# Do this
Extract everything from the first line through the line with "const hubRings = [3, 7];", both ends included, except for any pictures.

# Supplied information
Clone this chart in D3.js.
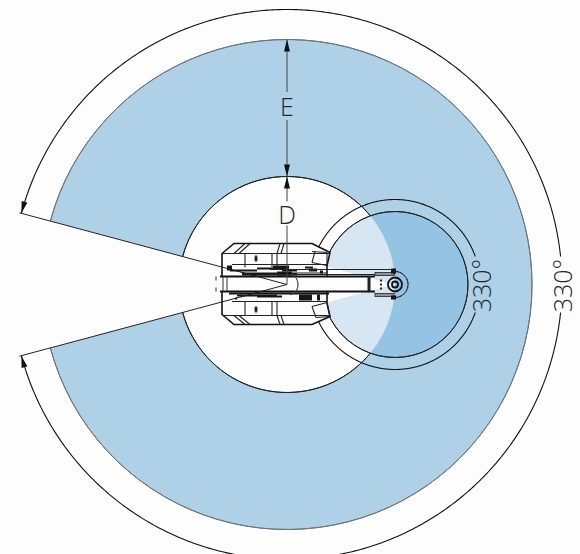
<!DOCTYPE html>
<html>
<head>
<meta charset="utf-8">
<script src="https://cdn.jsdelivr.net/npm/d3@7"></script>
<style>
html, body { margin: 0; padding: 0; background: #fdfdfd; }
svg { display: block; }
text { font-family: "Open Sans", sans-serif; font-weight: 300; fill: #23292d; }
</style>
</head>
<body>
<div id="chart"></div>
<script>
// 数据：工作范围
const zoneLabels = ['D', 'E'];
const zoneReach = [108, 245];      // J1 内径 / 外径
const dimReach = 275;              // 外侧尺寸弧
const j1Sweep = 330;
const j2Sweep = 330;
const j2Offset = 108;              // J2 轴到 J1 轴的距离
const j2Reach = 73;
const j2DimReach = 85;
const sweepLabels = ['330°', '330°'];

// 机身轮廓（相对 J1 轴，上下对称）
const bodyOutline = [[-65, -22], [-65, -31], [-53, -41], [25, -41], [43, -32], [40, -19], [40, 19], [43, 32], [25, 40], [-53, 40], [-65, 30], [-65, -22]];
const bodyLines = [
  [[-65, -31], [43, -31]], [[-55, -20], [40, -20]], [[-53, -31], [-42, -41]], [[-48, -31], [-37, -41]],
  [[-42, -31], [-42, -17]], [[-10, -31], [-10, -17]], [[-6, -31], [-3, -41]], [[-10, -31], [-7, -41]],
  [[-15, -31], [-15, -17]], [[25, -33], [40, -32]], [[25, -22], [28, -33]], [[40, -32], [40, -19]], [[25, -22], [40, -19]]
];
const lowerLines = [
  [[-65, 31], [43, 31]], [[-55, 17], [40, 17]], [[-53, 31], [-42, 40]], [[-48, 31], [-37, 40]],
  [[-42, 31], [-42, 17]], [[-10, 31], [-10, 17]], [[-6, 31], [-3, 40]], [[-10, 31], [-7, 40]],
  [[-15, 31], [-15, 17]], [[25, 22], [40, 18]], [[25, 22], [29, 33]], [[40, 18], [43, 32]], [[29, 33], [43, 32]]
];
// 深色密集线段
const denseBands = [
  [-60, -19, -55, -14], [-57, -15, -30, -13], [-45, -12, 10, -9], [-30, -17, -5, -15], [-5, -15, 10, -13],
  [-14, -19, 2, -15], [-10, -13, 5, -9], [22, -16, 30, -13], [10, -12, 40, -11], [33, -14, 36, -11],
  [-58, 8, 42, 10], [-50, 10, -10, 12], [-30, 11, -5, 13], [12, 10, 25, 16], [30, 10, 33, 16], [-52, 13, -50, 15],
  [18, -18, 26, -16]
];
const boltMarks = [[-31, -26], [-31, 25]];
const armTop = [[-67, -8], [88, -8]];
const armBottom = [[-67, 7], [88, 7]];
const armCap = [[-64, -8], [-64, 7]];
const armCap2 = [[-60, -8], [-60, 7]];
const upperStrip = [[[-17, -15], [108, -15]], [[-17, -10], [88, -10]], [[88, -10], [108, -10]]];
const wristBlocks = [[88, -12, 107, -9], [88, 9, 107, 12]];
const hubRings = [3, 7];

const width = 580, height = 554;
const cx = 287, cy = 284.5;

const xPos = d3.scaleLinear().domain([-cx, width - cx]).range([0, width]);
const yPos = d3.scaleLinear().domain([-cy, height - cy]).range([0, height]);
const rScale = d3.scaleLinear().domain([0, 245]).range([0, 245]);
const rad = d => d * Math.PI / 180;

const svg = d3.select('#chart').append('svg').attr('width', width).attr('height', height);
const defs = svg.append('defs');

function arrow(id, color) {
  defs.append('marker').attr('id', id).attr('viewBox', '0 0 12 6').attr('refX', 12).attr('refY', 3)
    .attr('markerUnits', 'userSpaceOnUse').attr('markerWidth', 14).attr('markerHeight', 6).attr('orient', 'auto-start-reverse')
    .append('path').attr('d', 'M0,0L12,3L0,6Z').attr('fill', color);
}
arrow('tip', '#111');

const arcGen = d3.arc();
const line = d3.line().x(d => xPos(d[0])).y(d => yPos(d[1]));

// 缺口朝左，扫掠角度由 sweep 得出
const sectorStart = sweep => rad(-90 + (360 - sweep) / 2);
const sectorEnd = sweep => sectorStart(sweep) + rad(sweep);
const polar = (r, deg) => [r * Math.sin(rad(deg)), -r * Math.cos(rad(deg))];

const main = svg.append('g').attr('transform', `translate(${xPos(0)},${yPos(0)})`);

// J1 蓝色区域
main.append('path')
  .attr('d', arcGen({ innerRadius: rScale(zoneReach[0]), outerRadius: rScale(zoneReach[1]), startAngle: sectorStart(j1Sweep), endAngle: sectorEnd(j1Sweep) }))
  .attr('fill', '#aed1e8');
main.append('path')
  .attr('d', arcGen({ innerRadius: rScale(zoneReach[1]), outerRadius: rScale(zoneReach[1]), startAngle: sectorStart(j1Sweep), endAngle: sectorEnd(j1Sweep) }))
  .attr('fill', 'none').attr('stroke', '#6f7476').attr('stroke-width', 1);

// J2 区域
defs.append('clipPath').attr('id', 'inner-disc').append('circle')
  .attr('cx', xPos(0)).attr('cy', yPos(0)).attr('r', rScale(zoneReach[0]));
const j2 = d => arcGen({ innerRadius: 0, outerRadius: rScale(j2Reach), startAngle: sectorStart(j2Sweep), endAngle: sectorEnd(j2Sweep) });
const j2Center = `translate(${xPos(j2Offset)},${yPos(0)})`;
svg.append('path').attr('transform', j2Center).attr('d', j2()).attr('fill', '#95c3e3');
svg.append('g').attr('clip-path', 'url(#inner-disc)')
  .append('path').attr('transform', j2Center).attr('d', j2()).attr('fill', '#d6e7f3');

// J1 内圆
main.append('path')
  .attr('d', arcGen({ innerRadius: rScale(zoneReach[0]), outerRadius: rScale(zoneReach[0]), startAngle: sectorStart(j1Sweep), endAngle: sectorEnd(j1Sweep) }))
  .attr('fill', 'none').attr('stroke', '#222').attr('stroke-width', 1);

// J2 外缘
svg.append('path').attr('transform', j2Center)
  .attr('d', arcGen({ innerRadius: rScale(j2Reach), outerRadius: rScale(j2Reach), startAngle: sectorStart(j2Sweep), endAngle: sectorEnd(j2Sweep) }))
  .attr('fill', 'none').attr('stroke', '#222').attr('stroke-width', 1);

// 尺寸弧：右侧留出文字空隙
function dimArc(g, r, sweep) {
  const start = -90 + (360 - sweep) / 2;
  const gapHalf = Math.asin(28 / r) * 180 / Math.PI;
  const makePts = (a, b) => d3.range(a, b, 0.5).concat([b]).map(t => polar(r, t));
  const path = d3.line();
  g.append('path').attr('d', path(makePts(start, 90 - gapHalf).reverse()))
    .attr('fill', 'none').attr('stroke', '#111').attr('stroke-width', 1.1).attr('marker-end', 'url(#tip)');
  g.append('path').attr('d', path(makePts(90 + gapHalf, start + sweep)))
    .attr('fill', 'none').attr('stroke', '#111').attr('stroke-width', 1.1).attr('marker-end', 'url(#tip)');
}
dimArc(main, rScale(dimReach), j1Sweep);
dimArc(svg.append('g').attr('transform', j2Center), rScale(j2DimReach), j2Sweep);

// 机身
svg.append('path').attr('d', line(bodyOutline)).attr('fill', '#fdfdfd').attr('stroke', '#111').attr('stroke-width', 1.6);

// 缺口两侧的边界线
[-1, 1].forEach(s => {
  const end = polar(rScale(dimReach) + 2, -90 + s * (360 - j1Sweep) / 2);
  svg.append('path').attr('d', line([end, [0, 0]])).attr('stroke', '#222').attr('stroke-width', 1).attr('fill', 'none');
});

bodyLines.concat(lowerLines).forEach(l => {
  svg.append('path').attr('d', line(l)).attr('fill', 'none').attr('stroke', '#222').attr('stroke-width', 1.1);
});
denseBands.forEach(b => {
  svg.append('rect').attr('x', xPos(b[0])).attr('y', yPos(b[1]))
    .attr('width', xPos(b[2]) - xPos(b[0])).attr('height', Math.max(1, yPos(b[3]) - yPos(b[1])))
    .attr('fill', '#161616');
});
boltMarks.forEach(b => {
  svg.append('ellipse').attr('cx', xPos(b[0])).attr('cy', yPos(b[1])).attr('rx', 1.6).attr('ry', 3.2).attr('fill', '#333');
});

// 手臂
svg.append('rect').attr('x', xPos(armTop[0][0])).attr('y', yPos(armTop[0][1]))
  .attr('width', xPos(armTop[1][0]) - xPos(armTop[0][0])).attr('height', yPos(armBottom[0][1]) - yPos(armTop[0][1]))
  .attr('fill', '#fdfdfd');
[armTop, armBottom].forEach(l => svg.append('path').attr('d', line(l)).attr('stroke', '#111').attr('stroke-width', 1.8));
[armCap, armCap2].forEach(l => svg.append('path').attr('d', line(l)).attr('stroke', '#333').attr('stroke-width', 1));
upperStrip.forEach(l => svg.append('path').attr('d', line(l)).attr('stroke', '#222').attr('stroke-width', 1.2));
svg.append('path').attr('d', line([[-71, -8], [-71, 8]])).attr('stroke', '#333').attr('stroke-dasharray', '4,7').attr('fill', 'none');

// 缺口线重新画到手臂上
[-1, 1].forEach(s => {
  svg.append('path').attr('d', line([polar(48, -90 + s * (360 - j1Sweep) / 2), [0, 0]])).attr('stroke', '#222').attr('stroke-width', 1).attr('fill', 'none');
});
svg.append('path').attr('transform', `translate(${xPos(0)},${yPos(0)})`)
  .attr('d', arcGen({ innerRadius: 11, outerRadius: 11, startAngle: rad(20), endAngle: rad(160) }))
  .attr('fill', 'none').attr('stroke', '#444').attr('stroke-width', 0.8);

// 腕部
wristBlocks.forEach(b => {
  svg.append('rect').attr('x', xPos(b[0])).attr('y', yPos(b[1]))
    .attr('width', xPos(b[2]) - xPos(b[0])).attr('height', yPos(b[3]) - yPos(b[1]))
    .attr('fill', '#8e9499').attr('stroke', '#222').attr('stroke-width', 0.8);
});
svg.append('rect').attr('x', xPos(104)).attr('y', yPos(-16)).attr('width', 5).attr('height', 5).attr('fill', '#111');
svg.append('rect').attr('x', xPos(104)).attr('y', yPos(11)).attr('width', 5).attr('height', 4).attr('fill', '#111');
svg.append('path').attr('transform', j2Center)
  .attr('d', arcGen({ innerRadius: 13, outerRadius: 13, startAngle: rad(-10), endAngle: rad(190) }))
  .attr('fill', 'none').attr('stroke', '#222').attr('stroke-width', 1).attr('stroke-dasharray', '3,1');
hubRings.forEach(r => {
  svg.append('circle').attr('cx', xPos(j2Offset)).attr('cy', yPos(0)).attr('r', r)
    .attr('fill', 'none').attr('stroke', '#111').attr('stroke-width', 1.8);
});
svg.append('path').attr('d', line([[82, -8], [82, 7]])).attr('stroke', '#222').attr('stroke-width', 3);
svg.append('path').attr('d', line([[94, -5], [94, 5]])).attr('stroke', '#222').attr('stroke-width', 2).attr('stroke-dasharray', '2,2');

// D / E 尺寸线
const gapE = 14, gapD = 14;
const midE = -(zoneReach[0] + zoneReach[1]) / 2 - 2;
const midD = -71;
const vLine = (a, b, marker) => {
  const p = svg.append('line').attr('x1', xPos(0)).attr('x2', xPos(0)).attr('y1', yPos(a)).attr('y2', yPos(b))
    .attr('stroke', '#444').attr('stroke-width', 1);
  if (marker) p.attr('marker-end', 'url(#tip)');
};
vLine(midE - gapE, -rScale(zoneReach[1]), true);
vLine(midE + gapE, -rScale(zoneReach[0]), true);
vLine(midD - gapD + 2, -rScale(zoneReach[0]), true);
vLine(midD + gapD - 2, 0, false);

const label = (t, x, y, rot) => svg.append('text').text(t)
  .attr('text-anchor', 'middle').attr('dominant-baseline', 'central')
  .attr('font-size', 25)
  .attr('transform', `translate(${x},${y})` + (rot ? ` rotate(${rot})` : ''));
label(zoneLabels[1], xPos(0), yPos(midE));
label(zoneLabels[0], xPos(0), yPos(midD));
label(sweepLabels[0], xPos(j2Offset + j2DimReach + 1), yPos(0) + 1, -90);
label(sweepLabels[1], xPos(rScale(dimReach)), yPos(0) + 1, -90);
</script>
</body>
</html>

# Output for this exercise
Clone this chart in D3.js.
<!DOCTYPE html>
<html>
<head>
<meta charset="utf-8">
<script src="https://cdn.jsdelivr.net/npm/d3@7"></script>
<style>
html, body { margin: 0; padding: 0; background: #fdfdfd; }
svg { display: block; }
text { font-family: "Open Sans", sans-serif; font-weight: 300; fill: #23292d; }
</style>
</head>
<body>
<div id="chart"></div>
<script>
// 数据：工作范围
const zoneLabels = ['D', 'E'];
const zoneReach = [108, 245];      // J1 内径 / 外径
const dimReach = 275;              // 外侧尺寸弧
const j1Sweep = 330;
const j2Sweep = 330;
const j2Offset = 108;              // J2 轴到 J1 轴的距离
const j2Reach = 73;
const j2DimReach = 85;
const sweepLabels = ['330°', '330°'];

// 机身轮廓（相对 J1 轴，上下对称）
const bodyOutline = [[-65, -22], [-65, -31], [-53, -41], [25, -41], [43, -32], [40, -19], [40, 19], [43, 32], [25, 40], [-53, 40], [-65, 30], [-65, -22]];
const bodyLines = [
  [[-65, -31], [43, -31]], [[-55, -20], [40, -20]], [[-53, -31], [-42, -41]], [[-48, -31], [-37, -41]],
  [[-42, -31], [-42, -17]], [[-10, -31], [-10, -17]], [[-6, -31], [-3, -41]], [[-10, -31], [-7, -41]],
  [[-15, -31], [-15, -17]], [[25, -33], [40, -32]], [[25, -22], [28, -33]], [[40, -32], [40, -19]], [[25, -22], [40, -19]]
];
const lowerLines = [
  [[-65, 31], [43, 31]], [[-55, 17], [40, 17]], [[-53, 31], [-42, 40]], [[-48, 31], [-37, 40]],
  [[-42, 31], [-42, 17]], [[-10, 31], [-10, 17]], [[-6, 31], [-3, 40]], [[-10, 31], [-7, 40]],
  [[-15, 31], [-15, 17]], [[25, 22], [40, 18]], [[25, 22], [29, 33]], [[40, 18], [43, 32]], [[29, 33], [43, 32]]
];
// 深色密集线段
const denseBands = [
  [-60, -19, -55, -14], [-57, -15, -30, -13], [-45, -12, 10, -9], [-30, -17, -5, -15], [-5, -15, 10, -13],
  [-14, -19, 2, -15], [-10, -13, 5, -9], [22, -16, 30, -13], [10, -12, 40, -11], [33, -14, 36, -11],
  [-58, 8, 42, 10], [-50, 10, -10, 12], [-30, 11, -5, 13], [12, 10, 25, 16], [30, 10, 33, 16], [-52, 13, -50, 15],
  [18, -18, 26, -16]
];
const boltMarks = [[-31, -26], [-31, 25]];
const armTop = [[-67, -8], [88, -8]];
const armBottom = [[-67, 7], [88, 7]];
const armCap = [[-64, -8], [-64, 7]];
const armCap2 = [[-60, -8], [-60, 7]];
const upperStrip = [[[-17, -15], [108, -15]], [[-17, -10], [88, -10]], [[88, -10], [108, -10]]];
const wristBlocks = [[88, -12, 107, -9], [88, 9, 107, 12]];
const hubRings = [3, 7];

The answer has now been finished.